Enjoy the luxury of quiet in in Ålesund
If you have a head for heights, you can take a helicopter sightseeing tour of the dizzying peaks around Ålesund. Even seasoned pilots don’t tire of the views.
“I’m spoiled by the nature here,” says Gunnar Iversen, a pilot with tour operator Nordhelikopter. “I love these mountains – to me, they’re far more impressive than anywhere else.”
You come so close to the mountains, you’ll feel as though you can reach out and grab a fistful of snow. It’s rugged and remote nature, but even here you can see tracks left by adventurous heliskiers.
In contrast to the rugged coastal landscape, the town of Ålesund is distinguished by an unexpected concentration of Art Nouveau architecture. It’s the legacy of a fire in 1904 that claimed 850 houses. Most were rebuilt in the Art Nouveau style, an architectural fashion of the time.
Fishing is an important industry here. Ålesund is one of Norway’s most important ports for the export of clipfish – dried, salted cod – which is evident from the cluster of ships moored at the city center quayside. Most of Ålesund’s restaurants serve this delicacy. The unpretentious XL Diner (Skaregata 18, xldiner.no) has numerous salt cod dishes on the menu. And if you are in Ålesund between August 26 and 29, check out the Norwegian salt cod championships and witness the crowning of the salt cod chef of the year.
But Ålesund also has a food culture that moves with the times. A good example is the recently opened organic restaurant Søstrene Fryd on Kongens gate.
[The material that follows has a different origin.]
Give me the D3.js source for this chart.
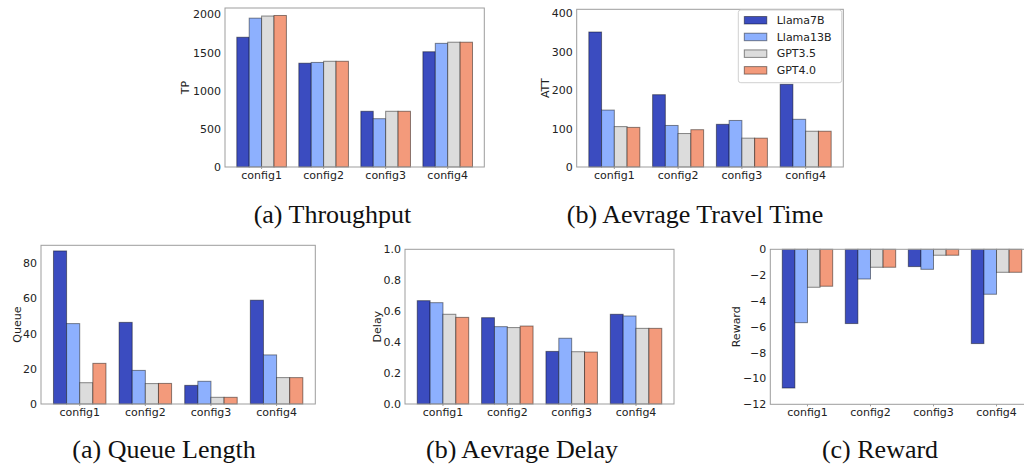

It’s run, as the name suggests, by sisters – Wenche Smoor Fjørtoft and Turid Smoor.
“Our dream was to create and serve good organic, gluten-free food to people in Ålesund,” Smoor Fjørtoft says. “Many people have allergies or gluten intolerance, and we also wanted to create food that everyone can eat.”
The beer comes from Grim & Gryt Organic Brewery on the nearby island of Hareidlandet.
If you’re looking for luxury, take a tip from Bill Gates: head to the Storfjord Hotel at Glomset, a 30-minute drive from Ålesund. Arriving at this picturesque location is like stepping into a Norwegian folk tale. You might find yourself looking for wood nymphs between the timber buildings.
Despite its rustic charm, the hotel has all the modern conveniences you could wish for – including a helipad. But perhaps the greatest luxury is the peace and quiet.
“Our guests are attracted by what we who live here consider to be totally everyday activities,” says hotel director Ruth Måseide Sunde. “Picking blueberries, fishing or just wandering the countryside.”
Storfjord Hotel opened in 2006 and has 23 bedrooms and 3 conference rooms. The hotel can arrange activities such as boat trips, kayaking, fishing, helicopter sightseeing, and food safaris with or without guide.